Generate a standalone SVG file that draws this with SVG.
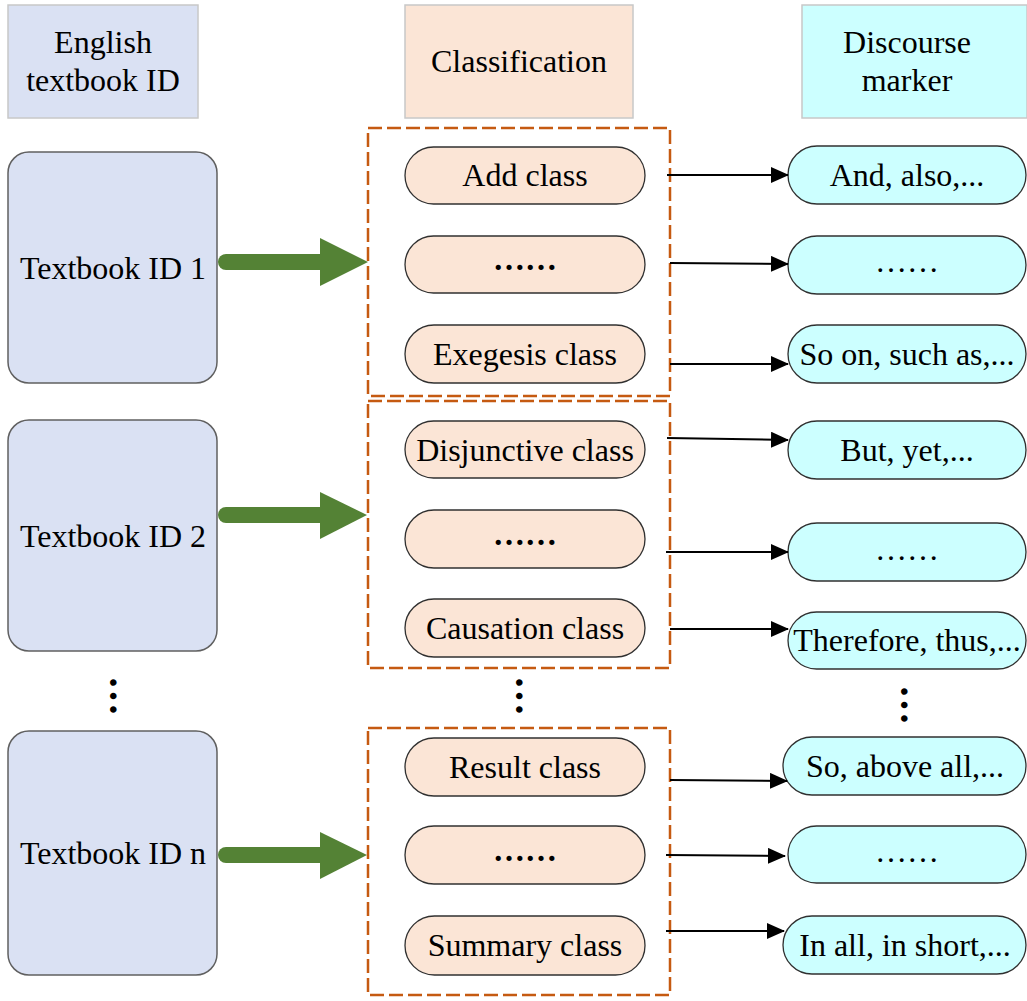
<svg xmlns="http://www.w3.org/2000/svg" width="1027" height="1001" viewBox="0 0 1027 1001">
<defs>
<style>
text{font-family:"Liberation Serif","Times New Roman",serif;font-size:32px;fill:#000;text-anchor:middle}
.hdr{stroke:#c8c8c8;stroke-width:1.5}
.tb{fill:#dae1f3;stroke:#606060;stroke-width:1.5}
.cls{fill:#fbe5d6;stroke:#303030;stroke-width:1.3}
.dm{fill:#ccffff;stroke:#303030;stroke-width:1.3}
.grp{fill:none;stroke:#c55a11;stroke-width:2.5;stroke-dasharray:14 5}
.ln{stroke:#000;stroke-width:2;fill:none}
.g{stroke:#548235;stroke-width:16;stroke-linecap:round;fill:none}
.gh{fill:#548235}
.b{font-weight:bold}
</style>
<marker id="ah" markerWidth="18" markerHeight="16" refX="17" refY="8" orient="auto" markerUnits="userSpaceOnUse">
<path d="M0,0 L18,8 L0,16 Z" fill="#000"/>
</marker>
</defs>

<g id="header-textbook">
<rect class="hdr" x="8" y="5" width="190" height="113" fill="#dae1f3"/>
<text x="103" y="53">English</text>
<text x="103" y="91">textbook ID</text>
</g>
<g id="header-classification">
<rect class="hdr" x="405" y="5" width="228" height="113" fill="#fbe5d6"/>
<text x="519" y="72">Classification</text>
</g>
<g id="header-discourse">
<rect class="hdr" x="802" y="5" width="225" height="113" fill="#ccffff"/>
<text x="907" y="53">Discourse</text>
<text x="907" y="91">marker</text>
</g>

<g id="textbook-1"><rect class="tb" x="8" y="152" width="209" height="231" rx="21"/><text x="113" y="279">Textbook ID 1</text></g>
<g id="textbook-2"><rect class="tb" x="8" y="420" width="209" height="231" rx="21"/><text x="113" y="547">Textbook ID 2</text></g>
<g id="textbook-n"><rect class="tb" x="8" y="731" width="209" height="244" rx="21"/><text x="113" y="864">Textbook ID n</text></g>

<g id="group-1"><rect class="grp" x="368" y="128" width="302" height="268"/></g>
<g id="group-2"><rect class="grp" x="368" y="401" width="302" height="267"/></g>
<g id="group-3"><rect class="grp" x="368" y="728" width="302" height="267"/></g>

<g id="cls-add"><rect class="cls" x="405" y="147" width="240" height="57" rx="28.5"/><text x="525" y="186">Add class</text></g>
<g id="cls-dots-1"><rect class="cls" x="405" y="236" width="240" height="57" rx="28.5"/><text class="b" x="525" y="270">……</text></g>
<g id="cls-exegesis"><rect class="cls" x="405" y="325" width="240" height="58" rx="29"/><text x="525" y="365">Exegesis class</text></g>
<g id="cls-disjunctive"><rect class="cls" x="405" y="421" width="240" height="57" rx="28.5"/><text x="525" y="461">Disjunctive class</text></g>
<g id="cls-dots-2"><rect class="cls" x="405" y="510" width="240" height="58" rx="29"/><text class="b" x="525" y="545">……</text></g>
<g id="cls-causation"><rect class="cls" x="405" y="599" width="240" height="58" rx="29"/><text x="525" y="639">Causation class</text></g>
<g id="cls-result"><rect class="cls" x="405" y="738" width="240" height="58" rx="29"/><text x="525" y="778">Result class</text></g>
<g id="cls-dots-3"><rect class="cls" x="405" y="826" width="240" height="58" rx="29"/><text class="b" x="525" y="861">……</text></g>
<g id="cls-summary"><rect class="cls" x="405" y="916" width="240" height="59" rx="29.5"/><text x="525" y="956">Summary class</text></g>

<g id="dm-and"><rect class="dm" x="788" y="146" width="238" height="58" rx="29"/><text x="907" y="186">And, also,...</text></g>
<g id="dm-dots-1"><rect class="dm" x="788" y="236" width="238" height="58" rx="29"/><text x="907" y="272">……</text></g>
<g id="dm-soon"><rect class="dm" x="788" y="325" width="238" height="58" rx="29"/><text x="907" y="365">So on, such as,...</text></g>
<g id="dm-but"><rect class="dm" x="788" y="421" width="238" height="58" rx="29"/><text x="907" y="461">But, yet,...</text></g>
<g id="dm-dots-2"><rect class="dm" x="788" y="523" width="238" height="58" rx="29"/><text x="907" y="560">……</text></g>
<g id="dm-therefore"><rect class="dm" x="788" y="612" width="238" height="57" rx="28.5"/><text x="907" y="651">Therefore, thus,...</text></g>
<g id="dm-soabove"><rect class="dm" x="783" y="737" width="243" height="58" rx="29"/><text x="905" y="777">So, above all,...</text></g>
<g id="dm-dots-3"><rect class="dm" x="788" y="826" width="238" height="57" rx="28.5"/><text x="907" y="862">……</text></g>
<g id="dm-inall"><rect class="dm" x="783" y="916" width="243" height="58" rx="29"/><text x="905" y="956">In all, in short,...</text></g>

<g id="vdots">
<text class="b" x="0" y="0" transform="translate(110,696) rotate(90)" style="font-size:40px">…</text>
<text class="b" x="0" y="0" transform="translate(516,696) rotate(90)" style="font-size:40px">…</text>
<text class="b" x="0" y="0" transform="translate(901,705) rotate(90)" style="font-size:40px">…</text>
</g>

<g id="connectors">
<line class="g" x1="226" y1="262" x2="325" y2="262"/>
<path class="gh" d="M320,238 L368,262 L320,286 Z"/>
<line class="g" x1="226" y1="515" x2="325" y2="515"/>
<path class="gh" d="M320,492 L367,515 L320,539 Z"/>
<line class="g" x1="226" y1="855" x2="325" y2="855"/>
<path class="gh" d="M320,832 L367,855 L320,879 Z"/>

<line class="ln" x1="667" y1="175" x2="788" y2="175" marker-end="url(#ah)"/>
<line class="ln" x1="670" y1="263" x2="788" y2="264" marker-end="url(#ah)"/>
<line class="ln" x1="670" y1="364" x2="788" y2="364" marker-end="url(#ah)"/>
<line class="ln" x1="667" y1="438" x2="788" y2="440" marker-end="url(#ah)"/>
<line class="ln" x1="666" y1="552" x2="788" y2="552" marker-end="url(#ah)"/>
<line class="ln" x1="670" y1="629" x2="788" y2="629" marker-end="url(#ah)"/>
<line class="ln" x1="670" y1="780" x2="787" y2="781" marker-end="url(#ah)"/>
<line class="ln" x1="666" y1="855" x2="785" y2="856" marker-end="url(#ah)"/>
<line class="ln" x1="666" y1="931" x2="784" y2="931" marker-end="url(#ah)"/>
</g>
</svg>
--
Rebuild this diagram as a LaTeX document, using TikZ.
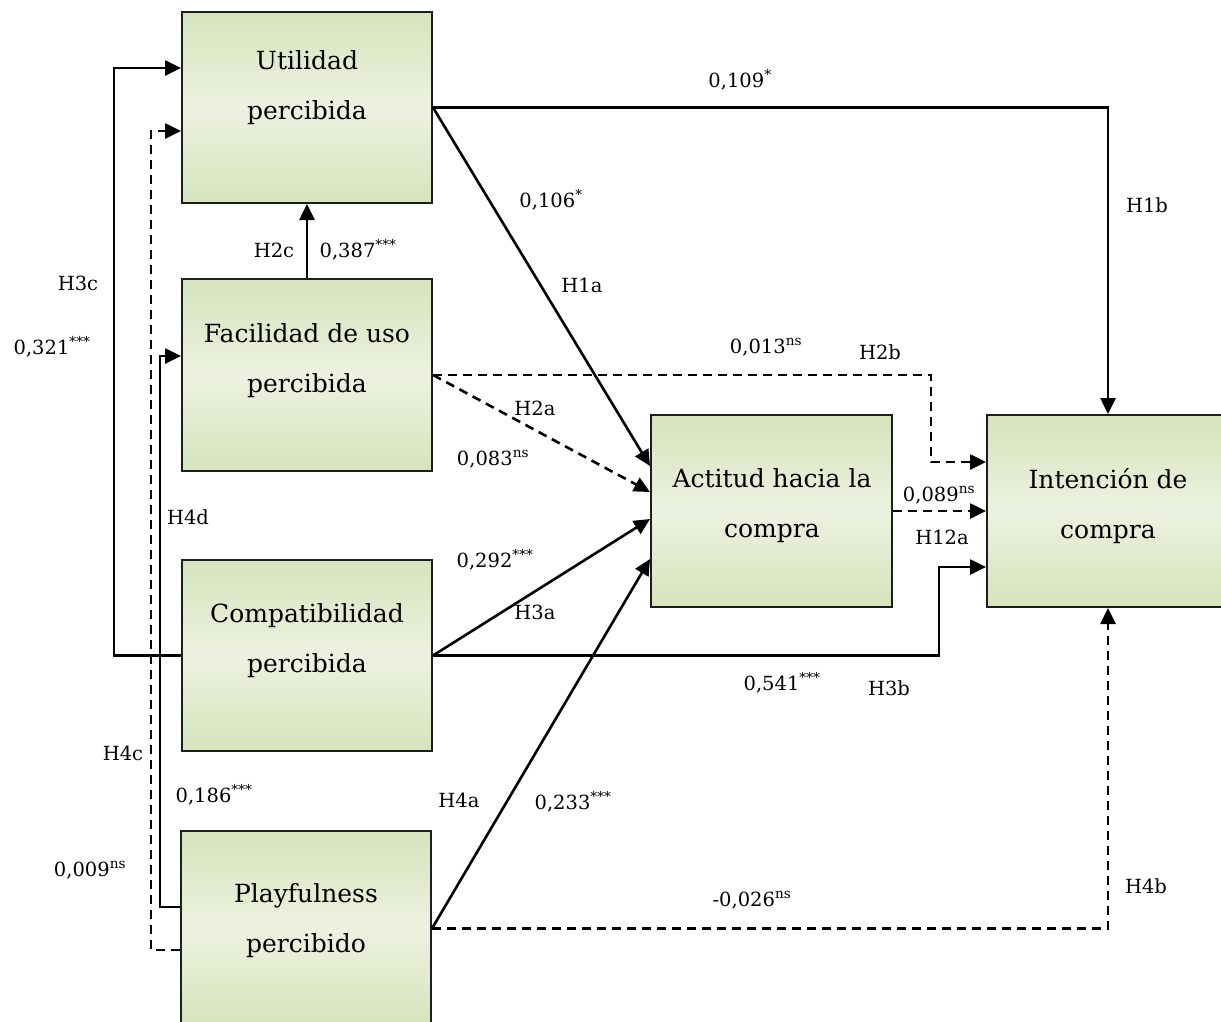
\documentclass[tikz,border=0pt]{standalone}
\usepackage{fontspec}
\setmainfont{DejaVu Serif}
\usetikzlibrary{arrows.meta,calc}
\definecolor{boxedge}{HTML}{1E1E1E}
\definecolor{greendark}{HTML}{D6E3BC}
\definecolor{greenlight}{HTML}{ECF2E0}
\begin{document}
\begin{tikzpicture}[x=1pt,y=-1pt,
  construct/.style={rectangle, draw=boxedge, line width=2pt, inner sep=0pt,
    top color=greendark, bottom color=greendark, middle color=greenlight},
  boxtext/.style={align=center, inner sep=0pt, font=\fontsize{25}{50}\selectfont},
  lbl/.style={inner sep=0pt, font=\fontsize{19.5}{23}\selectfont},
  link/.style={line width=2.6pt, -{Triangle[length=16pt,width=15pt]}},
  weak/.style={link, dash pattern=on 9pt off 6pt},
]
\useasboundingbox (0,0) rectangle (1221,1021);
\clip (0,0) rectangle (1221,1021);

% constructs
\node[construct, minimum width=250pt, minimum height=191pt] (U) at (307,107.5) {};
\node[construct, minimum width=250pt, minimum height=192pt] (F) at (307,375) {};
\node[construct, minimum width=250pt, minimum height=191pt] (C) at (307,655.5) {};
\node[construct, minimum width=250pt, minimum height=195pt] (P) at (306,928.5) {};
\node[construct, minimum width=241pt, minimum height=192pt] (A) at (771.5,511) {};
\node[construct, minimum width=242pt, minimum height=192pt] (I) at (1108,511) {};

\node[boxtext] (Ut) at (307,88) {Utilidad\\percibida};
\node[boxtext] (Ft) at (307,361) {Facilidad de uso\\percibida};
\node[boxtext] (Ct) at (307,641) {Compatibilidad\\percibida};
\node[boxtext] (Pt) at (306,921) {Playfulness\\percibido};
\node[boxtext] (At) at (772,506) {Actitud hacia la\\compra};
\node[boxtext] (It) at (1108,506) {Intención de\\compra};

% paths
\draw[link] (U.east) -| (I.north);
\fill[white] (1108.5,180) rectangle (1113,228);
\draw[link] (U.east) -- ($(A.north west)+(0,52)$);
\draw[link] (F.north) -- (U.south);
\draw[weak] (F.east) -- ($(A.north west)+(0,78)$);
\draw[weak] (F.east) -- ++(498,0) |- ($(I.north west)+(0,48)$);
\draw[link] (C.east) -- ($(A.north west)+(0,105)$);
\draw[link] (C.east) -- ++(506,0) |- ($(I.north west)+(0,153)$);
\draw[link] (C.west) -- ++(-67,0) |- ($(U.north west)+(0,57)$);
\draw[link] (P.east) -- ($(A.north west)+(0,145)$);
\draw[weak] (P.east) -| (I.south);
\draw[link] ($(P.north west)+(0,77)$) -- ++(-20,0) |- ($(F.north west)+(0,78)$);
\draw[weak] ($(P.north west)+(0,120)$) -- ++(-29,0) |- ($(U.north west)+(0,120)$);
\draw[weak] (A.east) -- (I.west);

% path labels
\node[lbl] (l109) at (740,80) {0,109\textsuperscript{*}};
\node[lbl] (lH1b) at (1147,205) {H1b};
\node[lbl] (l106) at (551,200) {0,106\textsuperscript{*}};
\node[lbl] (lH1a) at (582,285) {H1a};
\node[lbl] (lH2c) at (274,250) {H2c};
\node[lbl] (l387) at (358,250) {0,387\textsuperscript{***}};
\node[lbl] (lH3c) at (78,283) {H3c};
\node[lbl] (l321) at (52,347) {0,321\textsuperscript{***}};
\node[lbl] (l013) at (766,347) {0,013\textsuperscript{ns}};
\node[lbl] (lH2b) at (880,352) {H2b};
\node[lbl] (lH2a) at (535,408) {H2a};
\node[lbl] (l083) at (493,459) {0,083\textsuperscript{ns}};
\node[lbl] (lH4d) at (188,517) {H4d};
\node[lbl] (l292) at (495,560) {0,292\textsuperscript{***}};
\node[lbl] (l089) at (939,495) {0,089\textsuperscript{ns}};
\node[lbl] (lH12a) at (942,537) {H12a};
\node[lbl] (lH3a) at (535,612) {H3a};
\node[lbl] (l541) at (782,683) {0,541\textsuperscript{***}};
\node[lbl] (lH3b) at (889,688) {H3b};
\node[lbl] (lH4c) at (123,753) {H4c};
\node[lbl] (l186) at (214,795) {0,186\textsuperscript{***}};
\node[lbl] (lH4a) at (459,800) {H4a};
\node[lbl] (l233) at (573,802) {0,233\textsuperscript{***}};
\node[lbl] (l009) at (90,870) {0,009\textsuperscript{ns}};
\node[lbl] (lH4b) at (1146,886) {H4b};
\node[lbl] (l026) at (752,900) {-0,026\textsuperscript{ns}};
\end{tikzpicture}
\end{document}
--
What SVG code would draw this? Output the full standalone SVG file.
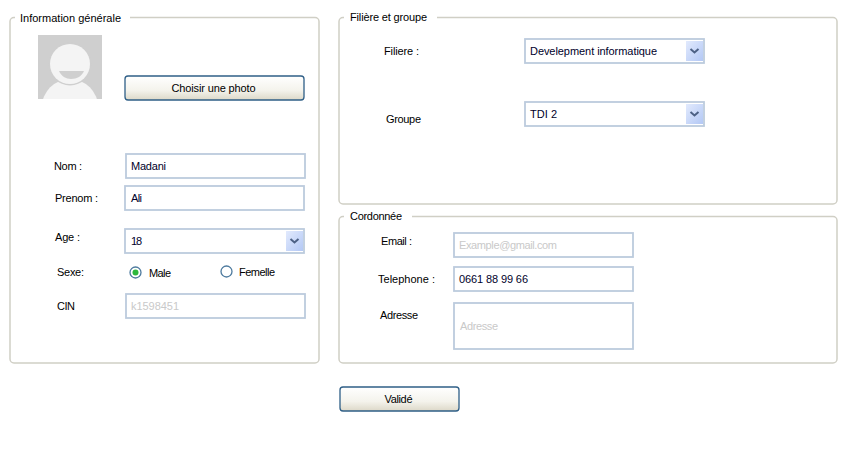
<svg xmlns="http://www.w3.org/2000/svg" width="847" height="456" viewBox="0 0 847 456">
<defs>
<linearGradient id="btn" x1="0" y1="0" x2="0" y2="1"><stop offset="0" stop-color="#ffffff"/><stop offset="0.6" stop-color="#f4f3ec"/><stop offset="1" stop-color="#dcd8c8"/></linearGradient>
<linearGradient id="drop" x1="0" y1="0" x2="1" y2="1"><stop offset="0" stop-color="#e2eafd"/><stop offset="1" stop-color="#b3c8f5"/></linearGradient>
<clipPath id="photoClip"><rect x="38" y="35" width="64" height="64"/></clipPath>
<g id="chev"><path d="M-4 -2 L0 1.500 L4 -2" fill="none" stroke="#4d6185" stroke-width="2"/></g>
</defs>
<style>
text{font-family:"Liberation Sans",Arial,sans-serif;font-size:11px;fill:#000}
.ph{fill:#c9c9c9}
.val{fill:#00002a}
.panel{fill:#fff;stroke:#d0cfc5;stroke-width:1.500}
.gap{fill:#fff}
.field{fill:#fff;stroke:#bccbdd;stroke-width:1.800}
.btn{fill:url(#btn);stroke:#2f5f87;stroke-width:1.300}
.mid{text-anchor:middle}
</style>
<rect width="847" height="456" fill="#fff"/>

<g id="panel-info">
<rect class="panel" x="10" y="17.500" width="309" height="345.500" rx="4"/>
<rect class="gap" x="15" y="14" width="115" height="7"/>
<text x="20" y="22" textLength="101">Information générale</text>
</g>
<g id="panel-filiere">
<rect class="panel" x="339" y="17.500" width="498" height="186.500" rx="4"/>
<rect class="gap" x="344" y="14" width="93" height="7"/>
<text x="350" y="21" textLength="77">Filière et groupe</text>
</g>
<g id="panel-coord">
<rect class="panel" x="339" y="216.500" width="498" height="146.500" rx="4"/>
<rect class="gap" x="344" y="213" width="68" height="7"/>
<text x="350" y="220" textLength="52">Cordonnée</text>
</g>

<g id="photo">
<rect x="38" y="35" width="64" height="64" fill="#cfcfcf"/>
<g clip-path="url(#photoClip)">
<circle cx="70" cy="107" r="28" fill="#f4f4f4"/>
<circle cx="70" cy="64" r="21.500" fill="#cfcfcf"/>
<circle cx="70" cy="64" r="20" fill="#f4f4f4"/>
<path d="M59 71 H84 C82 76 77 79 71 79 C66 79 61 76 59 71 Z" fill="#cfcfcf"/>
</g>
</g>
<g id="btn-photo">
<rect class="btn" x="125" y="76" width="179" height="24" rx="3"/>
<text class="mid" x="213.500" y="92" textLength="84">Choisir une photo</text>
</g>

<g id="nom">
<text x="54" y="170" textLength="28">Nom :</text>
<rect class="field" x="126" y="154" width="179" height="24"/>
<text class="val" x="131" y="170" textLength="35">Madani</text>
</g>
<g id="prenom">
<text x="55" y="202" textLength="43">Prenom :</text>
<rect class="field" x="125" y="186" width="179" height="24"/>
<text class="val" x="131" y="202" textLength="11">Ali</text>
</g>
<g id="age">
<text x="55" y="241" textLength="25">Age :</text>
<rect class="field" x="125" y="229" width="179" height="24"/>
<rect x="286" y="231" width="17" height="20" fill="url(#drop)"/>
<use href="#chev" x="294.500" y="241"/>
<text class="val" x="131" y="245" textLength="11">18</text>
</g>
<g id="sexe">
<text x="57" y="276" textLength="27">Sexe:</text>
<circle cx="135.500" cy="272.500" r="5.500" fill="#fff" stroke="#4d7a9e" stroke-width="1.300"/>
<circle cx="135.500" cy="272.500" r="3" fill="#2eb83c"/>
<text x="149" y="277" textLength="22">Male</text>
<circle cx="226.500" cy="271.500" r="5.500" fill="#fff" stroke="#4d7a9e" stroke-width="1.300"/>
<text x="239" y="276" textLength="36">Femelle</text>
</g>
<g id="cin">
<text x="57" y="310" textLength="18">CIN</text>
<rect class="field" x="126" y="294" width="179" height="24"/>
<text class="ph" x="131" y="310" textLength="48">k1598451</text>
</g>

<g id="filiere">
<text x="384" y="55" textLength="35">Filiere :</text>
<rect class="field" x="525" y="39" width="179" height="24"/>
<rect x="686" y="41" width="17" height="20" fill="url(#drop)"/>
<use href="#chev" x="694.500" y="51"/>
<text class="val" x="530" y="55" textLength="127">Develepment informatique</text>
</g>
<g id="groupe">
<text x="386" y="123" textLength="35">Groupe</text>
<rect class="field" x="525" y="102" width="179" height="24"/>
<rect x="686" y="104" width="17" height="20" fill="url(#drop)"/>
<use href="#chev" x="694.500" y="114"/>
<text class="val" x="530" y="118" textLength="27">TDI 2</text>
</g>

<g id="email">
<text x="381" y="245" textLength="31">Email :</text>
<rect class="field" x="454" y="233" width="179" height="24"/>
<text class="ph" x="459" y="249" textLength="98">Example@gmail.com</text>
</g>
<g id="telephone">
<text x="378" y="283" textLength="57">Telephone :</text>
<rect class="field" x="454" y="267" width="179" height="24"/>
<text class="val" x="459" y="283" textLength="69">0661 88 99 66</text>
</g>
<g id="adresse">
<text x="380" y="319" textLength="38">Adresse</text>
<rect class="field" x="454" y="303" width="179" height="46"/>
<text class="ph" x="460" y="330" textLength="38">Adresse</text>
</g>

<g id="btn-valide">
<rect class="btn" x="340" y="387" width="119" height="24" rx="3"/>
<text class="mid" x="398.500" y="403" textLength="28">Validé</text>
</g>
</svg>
--
WRITTEN TASK:
Select every line where the word "standalone" occurs.

WRITTEN ANSWER:
Generate a standalone SVG file that draws this with SVG.
\documentclass[tikz,border=0pt]{standalone}
What SVG code would draw this? Output the full standalone SVG file.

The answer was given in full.